Some amazing facts about snails:
"A popular divinatory use for the snail, found in Scotland, Wales, and Ireland as well as England, is to place it in the ashes of the hearth, or on a plate of flour, and examine the marks of the creature's random meanderings to see the initial of your future spouse's name. The first known mention of this belief is in Gay's Shepherd's Week (1714: 34). "
"Others claimed that it was lucky to throw a snail over your left shoulder (Henderson, 1879: 116). "
"They also had their uses in folk medicine, being recommended for earache (prick with a needle and drip the juice into the ear), coughs and colds (boil snails in barleywater), to remove warts, cure the ague (strung on a thread and frizzled over the fire) (Black 1883: 56-7) and for gout (pounded into a plaster) (Aubrey, 1686/1880: 256). "
"The well-known rhyme recited to snails by children:
Snail, snail, Come out of your hole
Or else I'll beat you, As black as coal.
Snail, snail, Put out your horns
I'll give you bread, And barley corns,
was first printed in the mid-18th century, but the Opies point out its very wide geographical spread, taking in most of Europe and China, which possibly argues for it being considerably older."
I guess i really had too much time on my hands to be doing research on snails. Really fascinating isn't it? there's even a rhyme for snails. =.="
Brings back the memories of how i first developed my phobia toward all mollusks, annelids and many other disgusting, soft, worm/milipede/slug-like bodies. Happened many years ago, when i was still in elementary school. My brothers, cousins, neighbours and I grouped round a table with some match sticks, tongs and some kind of container(i think it was porcelain) and we started to make a mini-bonfire. Then we went out hunting for things we could burn, and came back with a load of snails and milipedes.

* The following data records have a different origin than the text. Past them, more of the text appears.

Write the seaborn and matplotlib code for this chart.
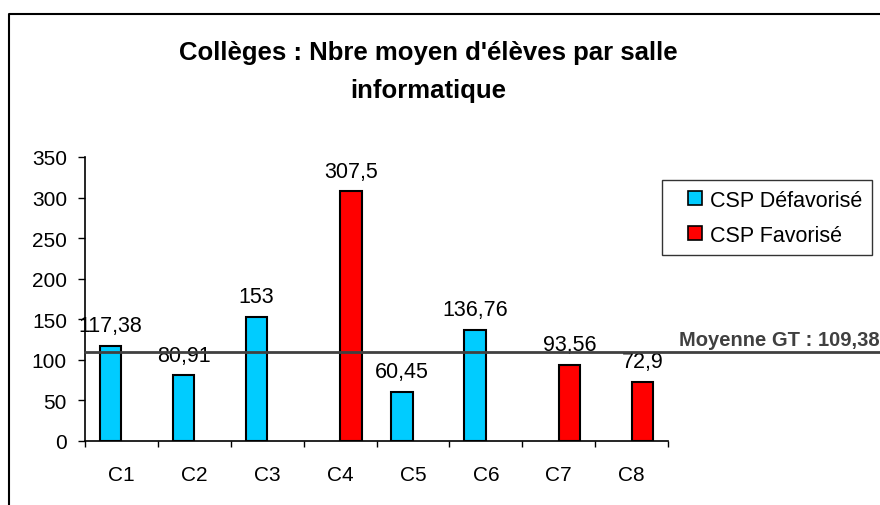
import matplotlib
matplotlib.use("Agg")
import matplotlib.pyplot as plt
from matplotlib.lines import Line2D
from matplotlib.ticker import FixedLocator
import pandas as pd
import seaborn as sns

colleges = ["C1", "C2", "C3", "C4", "C5", "C6", "C7", "C8"]
values = [117.38, 80.91, 153, 307.5, 60.45, 136.76, 93.56, 72.9]
groups = ["CSP Défavorisé", "CSP Défavorisé", "CSP Défavorisé", "CSP Favorisé",
          "CSP Défavorisé", "CSP Défavorisé", "CSP Favorisé", "CSP Favorisé"]
group_order = ["CSP Défavorisé", "CSP Favorisé"]
group_colors = ["#00CCFF", "#FF0000"]
moyenne_gt = 109.38

df = pd.DataFrame({"college": colleges, "value": values, "csp": groups})

sns.set_style("white")
plt.rcParams["font.family"] = ["Liberation Sans", "DejaVu Sans"]
plt.rcParams["text.color"] = "black"
plt.rcParams["xtick.color"] = "black"
plt.rcParams["ytick.color"] = "black"

fig = plt.figure(figsize=(8.8, 5.06), dpi=100)
ax = fig.add_axes([85 / 880, 1 - 442 / 506, (668 - 85) / 880, (442 - 158) / 506])

sns.barplot(
    data=df, x="college", y="value", hue="csp", hue_order=group_order,
    palette=group_colors, order=colleges, width=0.59, dodge=True,
    edgecolor="black", linewidth=1.5, saturation=1, legend=False, ax=ax,
)

# data labels, french decimal comma
for cont in ax.containers:
    labels = [f"{b.get_height():g}".replace(".", ",") for b in cont]
    ax.bar_label(cont, labels=labels, padding=7, fontsize=15.5, color="black")

# mean line running past the plot to the right edge
ax.axhline(moyenne_gt, xmin=0, xmax=1.5, color="#404040", lw=2, clip_on=False, zorder=5)
fig.text(679 / 880, 1 - 346 / 506, f"Moyenne GT : {moyenne_gt:g}".replace(".", ","),
         fontsize=14.5, fontweight="bold", color="#404040", va="baseline")

ax.set_xlim(-0.5, 7.5)
ax.set_ylim(0, 350)
ax.set_yticks(range(0, 351, 50))
ax.set_xlabel("")
ax.set_ylabel("")
ax.tick_params(axis="y", length=5, width=1, pad=8, labelsize=15, left=True, colors="black")
ax.tick_params(axis="x", which="major", length=0, pad=17, labelsize=15, colors="black")
ax.xaxis.set_minor_locator(FixedLocator([i - 0.5 for i in range(9)]))
ax.tick_params(axis="x", which="minor", length=4.5, width=1, bottom=True, color="black")
for side in ["top", "right"]:
    ax.spines[side].set_visible(False)
for side in ["left", "bottom"]:
    ax.spines[side].set_color("black")
    ax.spines[side].set_linewidth(1.2)

# Excel-like legend: small square markers with black edge
handles = [
    Line2D([], [], marker="s", linestyle="none", markersize=9.5,
           markerfacecolor=c, markeredgecolor="black", markeredgewidth=1.2)
    for c in group_colors
]
leg = ax.legend(
    handles, group_order, loc="upper left", bbox_to_anchor=(662 / 880, 1 - 181 / 506),
    bbox_transform=fig.transFigure, fontsize=15.5, frameon=True, fancybox=False,
    edgecolor="black", handlelength=2.2, handletextpad=-0.4,
    labelspacing=0.65, borderpad=0.45, borderaxespad=0,
)
leg.get_frame().set_linewidth(1)
for t in leg.get_texts():
    t.set_color("black")

fig.suptitle("Collèges : Nbre moyen d'élèves par salle\ninformatique",
             x=428 / 880, y=1 - 72 / 506, va="center", fontsize=18.5,
             fontweight="bold", linespacing=1.7, color="black")

# outer chart frame (top and left edges only)
fig.add_artist(Line2D([9 / 880, 9 / 880, 1], [0, 1 - 15 / 506, 1 - 15 / 506],
                      transform=fig.transFigure, color="black", lw=1.5))

fig.savefig("out.png", dpi=100)
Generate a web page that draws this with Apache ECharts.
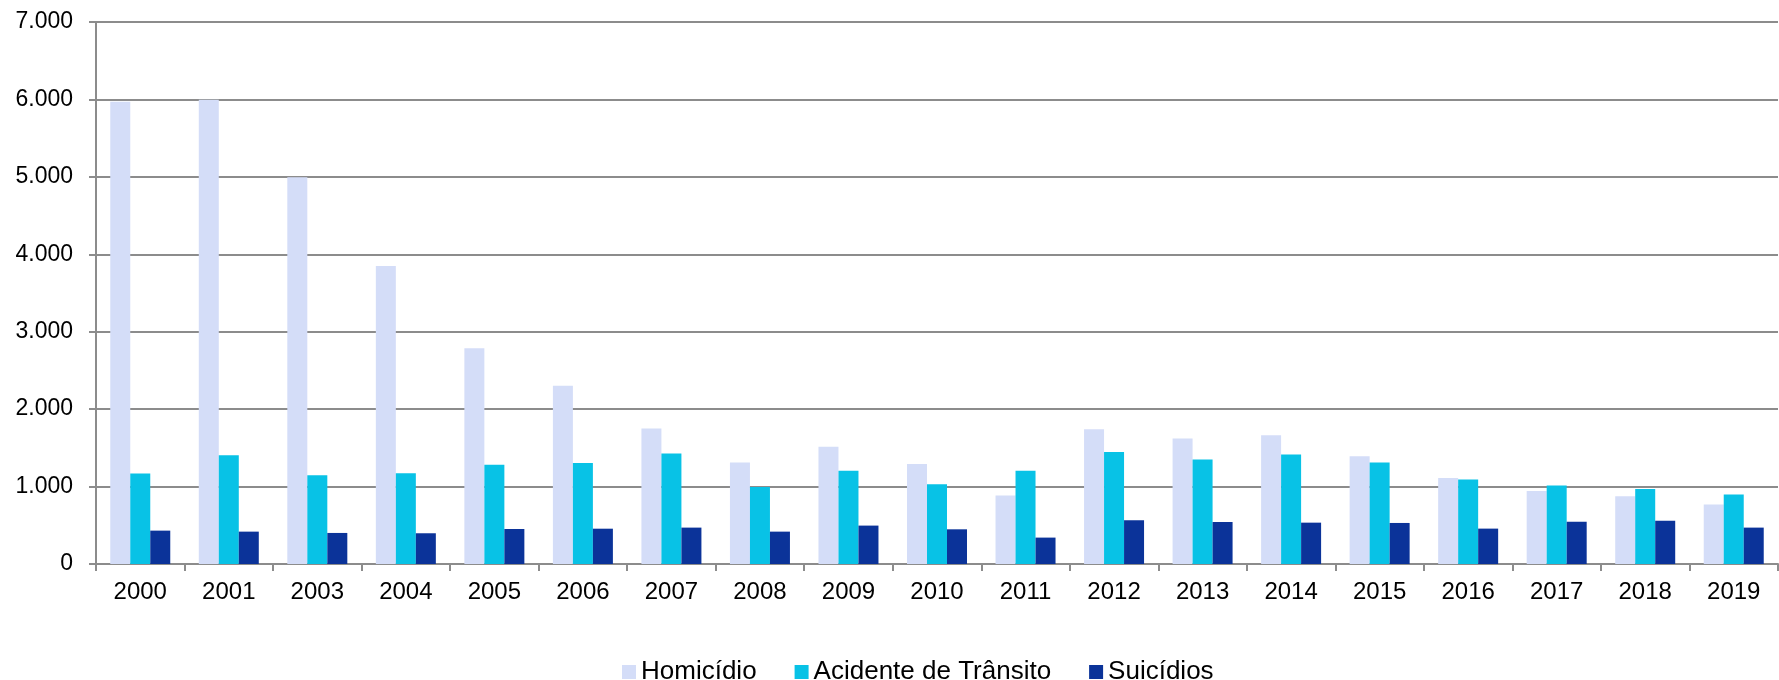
<!DOCTYPE html>
<html>
<head>
<meta charset="utf-8">
<script src="https://cdn.jsdelivr.net/npm/echarts@6/dist/echarts.min.js"></script>
<style>
  html, body { margin: 0; padding: 0; background: #fff; }
  #chart { width: 1779px; height: 680px; }
</style>
</head>
<body>
<div id="chart"></div>
<script>
// anos (eixo x)
const categories = ["2000", "2001", "2003", "2004", "2005", "2006", "2007", "2008", "2009", "2010",
  "2011", "2012", "2013", "2014", "2015", "2016", "2017", "2018", "2019"];

// valores
const homicidio = [5970, 5995, 4995, 3850, 2785, 2303, 1750, 1310, 1513, 1293,
  884, 1741, 1621, 1664, 1392, 1112, 944, 875, 767];
const transito = [1168, 1405, 1146, 1172, 1283, 1305, 1427, 996, 1203, 1030,
  1203, 1448, 1349, 1414, 1310, 1091, 1013, 970, 897];
const suicidios = [431, 418, 401, 397, 452, 456, 470, 418, 496, 448,
  341, 565, 543, 534, 530, 457, 547, 560, 470];

const seriesNames = ["Homicídio", "Acidente de Trânsito", "Suicídios"];
const colors = ["#d4ddf8", "#08c2e6", "#0b3399"];

const font = "'Liberation Sans', Arial, sans-serif";
const gray = "#8c8c8c";

let myChart = echarts.init(document.getElementById("chart"));

let option = {
  animation: false,
  color: colors,
  grid: {
    left: 96,
    right: 1,
    top: 22,
    bottom: 116,
  },
  legend: {
    data: seriesNames,
    left: 617,
    top: 654,
    itemWidth: 14,
    itemHeight: 14,
    itemGap: 38,
    icon: "rect",
    textStyle: { fontSize: 26, color: "#000", fontFamily: font },
  },
  xAxis: {
    type: "category",
    data: categories,
    axisLine: { lineStyle: { color: gray, width: 2 } },
    axisTick: { show: true, length: 7, lineStyle: { color: gray, width: 2 } },
    axisLabel: { fontSize: 24, color: "#000", fontFamily: font, margin: 16, interval: 0 },
  },
  yAxis: {
    type: "value",
    min: 0,
    max: 7000,
    interval: 1000,
    axisLine: { show: true, lineStyle: { color: gray, width: 2 } },
    axisTick: { show: true, length: 7, lineStyle: { color: gray, width: 2 } },
    splitLine: { show: true, lineStyle: { color: gray, width: 2 } },
    axisLabel: {
      fontSize: 23,
      color: "#000",
      fontFamily: font,
      margin: 23,
      // separador de milhar com ponto
      formatter: function (v) {
        return v.toString().replace(/\B(?=(\d{3})+(?!\d))/g, ".");
      },
    },
  },
  series: [
    { name: seriesNames[0], type: "bar", data: homicidio, barWidth: 20, barGap: "0%" },
    { name: seriesNames[1], type: "bar", data: transito, barWidth: 20, barGap: "0%" },
    { name: seriesNames[2], type: "bar", data: suicidios, barWidth: 20, barGap: "0%" },
  ],
};

option && myChart.setOption(option);
</script>
</body>
</html>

we picked up the snails which have already shrunken into their shells out of fear and placed them right in the middle of the bonfire and watch it shrivel out, with greenish-yellowish-milky-coloured "blood" ooze out of its body, and then finally it was left with only the burnt-black shell. we also did the same with the milipedes and watch it roll into a ball and oozing out some-coloured "blood" and turned into ashes.
Ever since then, i've had that phobia, especially towards snails. i hate seeing them, watching them crawling, or stepping on them, or WATCH it get stepped, or an already-stepped-on snail. when i see a snail, i'll be sure to keep my distance. i just wonder how some people can just pick the snails up and throw them at the wall, or over the wall. Not like i care if the snails die or not but it's just disgusting and creepy. the way the snails with its soft moist body crawl around, giving displeasure to housewives, gardeners, and those who step on them.
But ever since that mini-bonfire incident, i've managed to develop a liking for burning things. not to mention cutting things too. i remember the time me and my brother would go out hunting for grasshoppers and locusts to burn. and once they've been "cooked" we gave it to our dog, Brownie. Brownie really loved those special treats we gave him (he's dead now though. and no, it wasn't because of the fried grasshoppers). and you know, the cooked grasshoppers smelled so good and looked so crispy. i might actually eat one one day, probably for survival. LOL
i really don't know why i'm talking about this but oh well. just some reminiscing thats all. ahh.. my childhood days.
i can't believe i can actually write this crap with a whole econs assignment due tomoro which i havent even started. and i actually volunteered to accompany my mom grocery shopping later. oh well. i'll manage somehow. (oh yeah. it has already been a week since mom came back, and everything has became a standstill. if you actually know what i mean.)
alright. so much for snails. i'm off now.